Hello again, all you howling puckheads. The countdown gets back on track today as the preseason opener draws ever closer. A special treat is in store for all those who have been following along as three numbers get counted down in this column.
Jumping right into it, we hit the number 38. Eight different players have worn 38 as a member of the Jets/Coyotes, and like a lot of numbers in the forties, most wore it for only a handful of games. Only three players have worn 38 for more than 80 games and one of them was Dave Scatchard who wore it for 93. That narrows the competition down to two men and one of them was only in the jersey for two, albeit productive, seasons. That man was Vernon Fiddler, who in 147 games from 2009-2011, scored 14 goals and 52 points while being relied on as a shutdown center and penalty killer extraordinaire. After Vernon, we are left with one other 38, a man who wore it for five years in Winnipeg from 1990 to 1995 and scored 90 points in 203 career NHL games before leaving the league and spending the rest of his playing days in Germany. His name is Luciano Borsato and he is the greatest (and I guarantee the most obscure winner in this countdown) 38 in Coyote history.
Next up is the number 37. Seven different players have donned this number in the history of the Coyotes, including some of the most colorful and controversial players in team history. A number without much high end talent, only 249 total games have seen someone wear the number 37 for this franchise. Georges Laraque wore it for 56 games, the second most in team history, before he would be traded and later have a role in the second greatest hockey movie ever, Goon. That isn't enough for him to be the best 37 in team history though, as that honor goes to the last person to wear the number, Raffi Torres. In 107 games for the Coyotes, Raffi would net 20 goals and 18 assists while providing energy with his aggressive and sometimes over the line style of play. His most memorable Coyote moment was a perfect illustration of that when he laid out Marian Hossa with a huge hit in game 3 of the the 2012 first round matchup with the Chicago Blackhawks. Hossa would need to be stretchered of the ice and would not return in the series. Torres wasn't penalized on the play, but was later suspended for 25 games by the NHL for being a repeat offender in their disciplinary dealings. The Coyotes would defeat Chicago and Nashville before falling to Los Angeles in the conference finals, a series in which Torres' presence on the ice was sorely missed. Tasked with changing his playstyle in the now hyper-concussion conscious league, Torres would return to the ice in the following regular season. Amazingly, Torres would only accrue 13 PIMs in his time in Phoenix during that season, with 5 of them coming in a fight with Jamaal Mayers against Chicago in his first matchup against them after the devastating hit. Hossa would play in that game as well.

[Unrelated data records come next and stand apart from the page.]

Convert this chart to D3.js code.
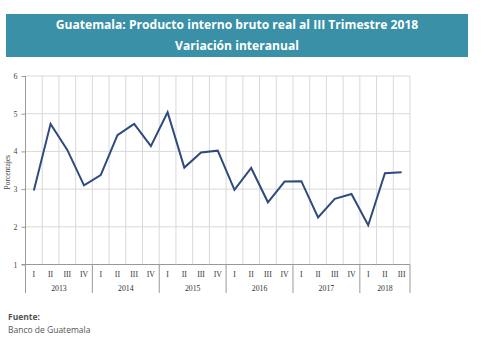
<!DOCTYPE html>
<html>
<head>
<meta charset="utf-8">
<script src="https://cdn.jsdelivr.net/npm/d3@7"></script>
<style>
  html, body { margin: 0; padding: 0; background: #fff; }
  svg { display: block; }
</style>
</head>
<body>
<svg id="chart" width="484" height="349"></svg>
<script>
// Year-over-year variation of real GDP, quarterly
const years = ["2013", "2014", "2015", "2016", "2017", "2018"];
const quartersPerYear = [4, 4, 4, 4, 4, 3];
const quarterLabels = ["I", "II", "III", "IV"];
const values = [
  2.96, 4.73, 4.04, 3.10,
  3.37, 4.43, 4.73, 4.14,
  5.04, 3.57, 3.97, 4.02,
  2.98, 3.56, 2.65, 3.20,
  3.21, 2.25, 2.74, 2.87,
  2.04, 3.42, 3.45
];
const yTicks = [1, 2, 3, 4, 5, 6];
const titleLines = ["Guatemala: Producto interno bruto real al III Trimestre 2018", "Variación interanual"];

// Build per-quarter entries
const points = [];
years.forEach((yr, yi) => {
  for (let q = 0; q < quartersPerYear[yi]; q++) {
    points.push({ key: yr + "-" + q, year: yr, q: quarterLabels[q], value: values[points.length] });
  }
});

const svg = d3.select("#chart");
const serif = "'Liberation Serif', 'Times New Roman', serif";
const sans = "'Open Sans', 'Noto Sans', sans-serif";

// Title banner
svg.append("rect").attr("x", 6).attr("y", 14).attr("width", 462).attr("height", 43)
  .attr("fill", "#3a90a6");
svg.selectAll("text.title").data(titleLines).join("text")
  .attr("class", "title")
  .attr("x", 237).attr("y", (d, i) => 29 + i * 20.5)
  .attr("text-anchor", "middle")
  .attr("fill", "#fff").attr("font-family", sans).attr("font-weight", 700)
  .attr("font-size", 12.1)
  .text(d => d);

const plotLeft = 25.5, plotRight = 410, plotTop = 76, plotBottom = 264.5, axisFoot = 293;

const x = d3.scaleBand().domain(points.map(d => d.key)).range([plotLeft, plotRight]).padding(0);
const y = d3.scaleLinear().domain([1, 6]).range([plotBottom, plotTop]);

const g = svg.append("g");

// Horizontal gridlines
g.selectAll("line.hgrid").data(yTicks.filter(t => t > 1)).join("line")
  .attr("x1", plotLeft).attr("x2", plotRight)
  .attr("y1", d => y(d)).attr("y2", d => y(d))
  .attr("stroke", "#d9d9d9").attr("stroke-width", 1);

// Vertical gridlines at category boundaries
g.selectAll("line.vgrid").data(points.map(d => x(d.key) + x.bandwidth())).join("line")
  .attr("x1", d => d).attr("x2", d => d)
  .attr("y1", plotTop).attr("y2", plotBottom)
  .attr("stroke", "#d9d9d9").attr("stroke-width", 1);

// Y axis
const yAxis = d3.axisLeft(y).tickValues(yTicks).tickSize(4).tickFormat(d3.format("d"));
const ya = svg.append("g").attr("transform", `translate(${plotLeft},0)`).call(yAxis);
ya.select(".domain").remove();
ya.selectAll(".tick line").attr("stroke", "#999");
ya.selectAll(".tick text").attr("font-family", serif).attr("font-size", 7.8)
  .attr("fill", "#444").attr("x", -8);
svg.append("line").attr("x1", plotLeft).attr("x2", plotLeft).attr("y1", plotTop).attr("y2", axisFoot)
  .attr("stroke", "#999").attr("stroke-width", 1);

// Bottom axis line
svg.append("line").attr("x1", plotLeft - 4).attr("x2", plotRight).attr("y1", plotBottom).attr("y2", plotBottom)
  .attr("stroke", "#999").attr("stroke-width", 1);

// Quarter labels
const xAxis = d3.axisBottom(x).tickSize(0).tickFormat(k => points.find(p => p.key === k).q);
const xa = svg.append("g").attr("transform", `translate(0,${plotBottom})`).call(xAxis);
xa.select(".domain").remove();
xa.selectAll(".tick text").attr("font-family", serif).attr("font-size", 7.8)
  .attr("fill", "#333").attr("dy", 0).attr("y", 12.5);

// Year groups: separators and labels
const yearSpans = years.map(yr => {
  const ps = points.filter(p => p.year === yr);
  return { year: yr, x0: x(ps[0].key), x1: x(ps[ps.length - 1].key) + x.bandwidth() };
});
svg.selectAll("line.ysep").data(yearSpans).join("line")
  .attr("x1", d => d.x1).attr("x2", d => d.x1)
  .attr("y1", plotBottom).attr("y2", axisFoot)
  .attr("stroke", "#999").attr("stroke-width", 1);
svg.selectAll("text.year").data(yearSpans).join("text")
  .attr("x", d => (d.x0 + d.x1) / 2).attr("y", 291)
  .attr("text-anchor", "middle")
  .attr("font-family", serif).attr("font-size", 7.8).attr("fill", "#333")
  .text(d => d.year);

// Y axis title
svg.append("text")
  .attr("transform", `translate(10,${(plotTop + plotBottom) / 2 + 2}) rotate(-90)`)
  .attr("text-anchor", "middle")
  .attr("font-family", serif).attr("font-size", 7.5).attr("fill", "#444")
  .text("Porcentajes");

// Data line
const line = d3.line().x(d => x(d.key) + x.bandwidth() / 2).y(d => y(d.value));
svg.append("path").datum(points)
  .attr("d", line)
  .attr("fill", "none").attr("stroke", "#2f4a7c").attr("stroke-width", 2)
  .attr("stroke-linejoin", "miter");

// Source note
svg.append("text").attr("x", 8).attr("y", 320)
  .attr("font-family", sans).attr("font-size", 8.5).attr("font-weight", 700).attr("fill", "#555")
  .text("Fuente:");
svg.append("text").attr("x", 8).attr("y", 333)
  .attr("font-family", sans).attr("font-size", 8.5).attr("fill", "#555")
  .text("Banco de Guatemala");
</script>
</body>
</html>
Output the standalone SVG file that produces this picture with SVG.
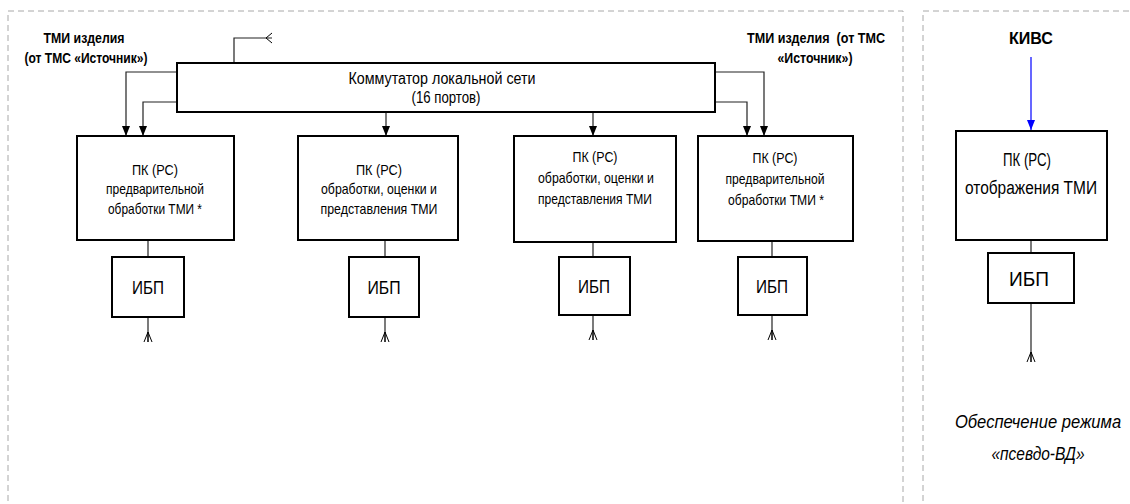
<svg xmlns="http://www.w3.org/2000/svg" xmlns:xlink="http://www.w3.org/1999/xlink" width="1130" height="504" viewBox="0 0 1130 504">
<style>
.region{fill:none;stroke:#a8a8a8;stroke-width:1;stroke-dasharray:6,4}
.box{fill:#fff;stroke:#000;stroke-width:2}
.ln{fill:none;stroke:#222;stroke-width:1.2}
.blue{fill:none;stroke:#0000ff;stroke-width:1.2}
.fork{fill:none;stroke:#000;stroke-width:1}
text{font-family:"Liberation Sans",Arial,sans-serif;fill:#000;text-anchor:middle}
.t{font-size:15px}
.sw{font-size:16px}
.ibp{font-size:18px}
.hdr{font-size:14px;font-weight:bold}
.kivs{font-size:17px;font-weight:bold}
.it{font-size:18px;font-style:italic}
</style>
<defs>
<marker id="ah" viewBox="0 0 10 10" refX="10" refY="5" markerWidth="10" markerHeight="10" markerUnits="userSpaceOnUse" orient="auto">
<path d="M0,1 L10,5 L0,9 Z" fill="#000"/>
</marker>
<marker id="ahb" viewBox="0 0 10 10" refX="10" refY="5" markerWidth="10" markerHeight="10" markerUnits="userSpaceOnUse" orient="auto">
<path d="M0,1 L10,5 L0,9 Z" fill="#0000ff"/>
</marker>
<path id="forkUp" class="fork" d="M-4,10 L0,0 L4,10 M0,0 L0,10"/>
</defs>

<rect class="region" x="8" y="11" width="895" height="510"/>
<rect class="region" x="923" y="11" width="220" height="510"/>

<g id="connectors">
<path class="ln" d="M234,63 V38 H272"/>
<path class="fork" d="M266,38 L272,33 M266,38 L272,43"/>
<path class="ln" d="M177,72 H126 V136" marker-end="url(#ah)"/>
<path class="ln" d="M177,102 H143 V136" marker-end="url(#ah)"/>
<path class="ln" d="M715,72 H764 V136" marker-end="url(#ah)"/>
<path class="ln" d="M715,102 H747 V136" marker-end="url(#ah)"/>
<path class="ln" d="M386,112 V136" marker-end="url(#ah)"/>
<path class="ln" d="M593,112 V136" marker-end="url(#ah)"/>
<path class="blue" d="M1031,57 V130" marker-end="url(#ahb)"/>
<path class="ln" d="M148,240 V257"/>
<path class="ln" d="M385,240 V257"/>
<path class="ln" d="M593,242 V257"/>
<path class="ln" d="M772,241 V257"/>
<path class="ln" d="M1031,240 V253"/>
<path class="ln" d="M148,317 V342"/>
<path class="ln" d="M385,317 V342"/>
<path class="ln" d="M593,315 V340"/>
<path class="ln" d="M772,315 V340"/>
<path class="ln" d="M1031,303 V362"/>
<use xlink:href="#forkUp" x="148" y="332"/>
<use xlink:href="#forkUp" x="385" y="332"/>
<use xlink:href="#forkUp" x="593" y="330"/>
<use xlink:href="#forkUp" x="772" y="330"/>
<use xlink:href="#forkUp" x="1031" y="352"/>
</g>

<g id="label-left">
<text class="hdr" x="84" y="43" textLength="81" lengthAdjust="spacingAndGlyphs">ТМИ изделия</text>
<text class="hdr" x="86" y="63" textLength="123" lengthAdjust="spacingAndGlyphs">(от ТМС «Источник»)</text>
</g>
<g id="label-right">
<text class="hdr" x="816" y="43" textLength="138" lengthAdjust="spacingAndGlyphs" xml:space="preserve">ТМИ изделия  (от ТМС</text>
<text class="hdr" x="815" y="63" textLength="75" lengthAdjust="spacingAndGlyphs">«Источник»)</text>
</g>
<g id="label-kivs">
<text class="kivs" x="1031" y="44" textLength="44" lengthAdjust="spacingAndGlyphs">КИВС</text>
</g>

<g id="switch">
<rect class="box" x="177" y="63" width="538" height="49"/>
<text class="sw" x="442" y="84" textLength="187" lengthAdjust="spacingAndGlyphs">Коммутатор локальной сети</text>
<text class="sw" x="446" y="103" textLength="69" lengthAdjust="spacingAndGlyphs">(16 портов)</text>
</g>

<g id="pc1">
<rect class="box" x="77" y="136" width="157" height="104"/>
<text class="t" x="155" y="175" textLength="46" lengthAdjust="spacingAndGlyphs">ПК (РС)</text>
<text class="t" x="155" y="194" textLength="98" lengthAdjust="spacingAndGlyphs">предварительной</text>
<text class="t" x="155" y="214" textLength="94" lengthAdjust="spacingAndGlyphs">обработки ТМИ *</text>
</g>
<g id="pc2">
<rect class="box" x="298" y="136" width="160" height="104"/>
<text class="t" x="379" y="175" textLength="46" lengthAdjust="spacingAndGlyphs">ПК (РС)</text>
<text class="t" x="379" y="194" textLength="116" lengthAdjust="spacingAndGlyphs">обработки, оценки и</text>
<text class="t" x="379" y="214" textLength="117" lengthAdjust="spacingAndGlyphs">представления ТМИ</text>
</g>
<g id="pc3">
<rect class="box" x="514" y="136" width="162" height="106"/>
<text class="t" x="595" y="162" textLength="45" lengthAdjust="spacingAndGlyphs">ПК (РС)</text>
<text class="t" x="596" y="183" textLength="116" lengthAdjust="spacingAndGlyphs">обработки, оценки и</text>
<text class="t" x="595" y="204" textLength="114" lengthAdjust="spacingAndGlyphs">представления ТМИ</text>
</g>
<g id="pc4">
<rect class="box" x="698" y="136" width="155" height="105"/>
<text class="t" x="775" y="163" textLength="45" lengthAdjust="spacingAndGlyphs">ПК (РС)</text>
<text class="t" x="775" y="184" textLength="99" lengthAdjust="spacingAndGlyphs">предварительной</text>
<text class="t" x="776" y="205" textLength="96" lengthAdjust="spacingAndGlyphs">обработки ТМИ *</text>
</g>
<g id="pc5">
<rect class="box" x="956" y="131" width="151" height="109"/>
<text class="ibp" x="1027" y="166" textLength="48" lengthAdjust="spacingAndGlyphs">ПК (РС)</text>
<text class="ibp" x="1031" y="194" textLength="132" lengthAdjust="spacingAndGlyphs">отображения ТМИ</text>
</g>

<g id="ups1"><rect class="box" x="112" y="257" width="72" height="60"/><text class="ibp" x="148" y="294" textLength="32" lengthAdjust="spacingAndGlyphs">ИБП</text></g>
<g id="ups2"><rect class="box" x="349" y="257" width="70" height="60"/><text class="ibp" x="384" y="294" textLength="33" lengthAdjust="spacingAndGlyphs">ИБП</text></g>
<g id="ups3"><rect class="box" x="559" y="257" width="71" height="58"/><text class="ibp" x="594" y="293" textLength="32" lengthAdjust="spacingAndGlyphs">ИБП</text></g>
<g id="ups4"><rect class="box" x="738" y="257" width="69" height="58"/><text class="ibp" x="772" y="293" textLength="32" lengthAdjust="spacingAndGlyphs">ИБП</text></g>
<g id="ups5"><rect class="box" x="988" y="253" width="86" height="50"/><text class="ibp" x="1029" y="286" style="font-size:21px" textLength="40" lengthAdjust="spacingAndGlyphs">ИБП</text></g>

<g id="note">
<text class="it" transform="translate(1038,428) scale(0.87,1)" x="0" y="0" textLength="191" lengthAdjust="spacingAndGlyphs">Обеспечение режима</text>
<text class="it" transform="translate(1038,460) scale(0.87,1)" x="0" y="0" textLength="107" lengthAdjust="spacingAndGlyphs">«псевдо-ВД»</text>
</g>
</svg>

Finally, it's time to check out the number 36. Twelve different men have worn 36 and have provided some of the most memorable moments in franchise history. While some of the other numbers have had many different wearers, often it came down to one clear choice, and in some cases no choice at all. Number 36 is different as there is strong competition for the honor of being the best. Some wore the number proudly for many years in the frozen North like Mike Eagles. One was a grizzled veteran who was part of the original pack of Desert Dogs, Murray Baron. Still others would have short but spectacular runs of impressiveness in the Valley like Krys Kolanos and Joakim Lidstrom. Then there is the current bearer of the number 36, who has quickly become a beloved fan-favorite both for his name and style of play. Unfortunately for Rob Klinkhammer and the others, someone else trumps them all for the standing as the best.
Juha Ylonen was an unlikely NHL success story. Drafted in the 5th round out of Finland in the 1991 entry draft, Ylonen wouldn't even make the trip into North America until the 1996-97 season when he joined then AHL affiliate Springfield. But the time was well worth it, as Ylonen tore up the AHL for 20 goals and 61 points in 70 games. He was so impressive, he even earned his first NHL playing time that season, appearing in back to back games on February 12 and 13, 1997. Ylonen would become a fixture for the Yotes for the next 4 seasons, totaling 22 goals and 87 points in 261 games while becoming a shutdown PK specialist. In fact, Ylonen's play as a Coyote would be impressive enough for him to make the Finnish Olympic team for both the 98 Games in Nagano and the 2002 Games in Salt Lake City. The Coyotes would trade Ylonen after the 2001 season and Juha would finish the 2002 season before returning to Finland to finish his hockey career.
Congratulations go out to Luciano Borsato, Raffi Torres and Juha Ylonen, the greatest numbers 38, 37 and 36 respectively in Coyote franchise history. Tomorrow comes the number 35 and the most interesting showdown for this honor yet.